MODELING UREA, AMMONIUM, AND NITRATE TRANSPORT AND TRANSFORMATIONS IN FLOODED SOIL COLUMNS

Abstract

Understanding the fate of organic nitrogen (urea, ammonium, and nitrate) introduced into wetlands is important for wetland restoration and environmental quality. However, the transformation of nitrogen in wetlands is complicated by the coexistence of oxidized and reduced soil conditions. In this study, we investigated the transport and transformations of 15 N-urea, and its degradation products ( 15 NH 4 and 15 NO 3 ) in laboratory columns packed with Crowley silt loam, a major rice soil in southwest Louisiana. A 2-centimeter floodwater layer was maintained during the experiments to simulate wetland conditions. Sterilized soil columns with the addition of urease inhibitor [N-(n-butyl) thiophosphoric triamide] were used to measure urea diffusion in the soil.

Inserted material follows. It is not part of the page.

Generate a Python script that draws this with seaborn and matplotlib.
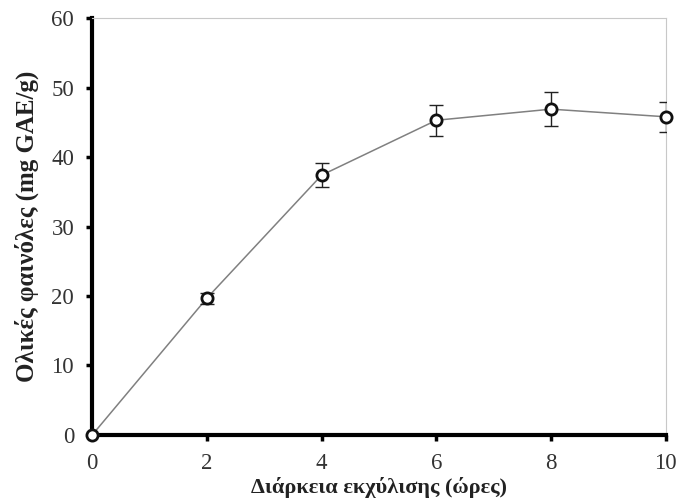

Urea transformations were studied using 15 N-urea, and the degradation products (ammonium and nitrate) were measured at 0.5, 1, 2, 4, and 6 days after urea application. Adsorption isotherms for urea and NH 4 were determined using batch experiments under sterile conditions. A system of diffusion equations (DEs) was formulated to describe urea, NH 4 , and NO 3 diffusion and transformation in soil. Urea hydrolysis was assumed to take place in the soil profile only, and nitrification in the floodwater and the surface soil layer. Denitrification may take place in both the floodwater and soil profile depending on oxygen depletion. Predicted urea and ammonium distributions in the soil profile following urea application were highly correlated to their experimental values (r 2 > 0.91). Although nitrate concentrations at each sampling time were underpredicted, the model overpredicted by 8.7% the amount of nitrate denitrified during the 6-day experimental period.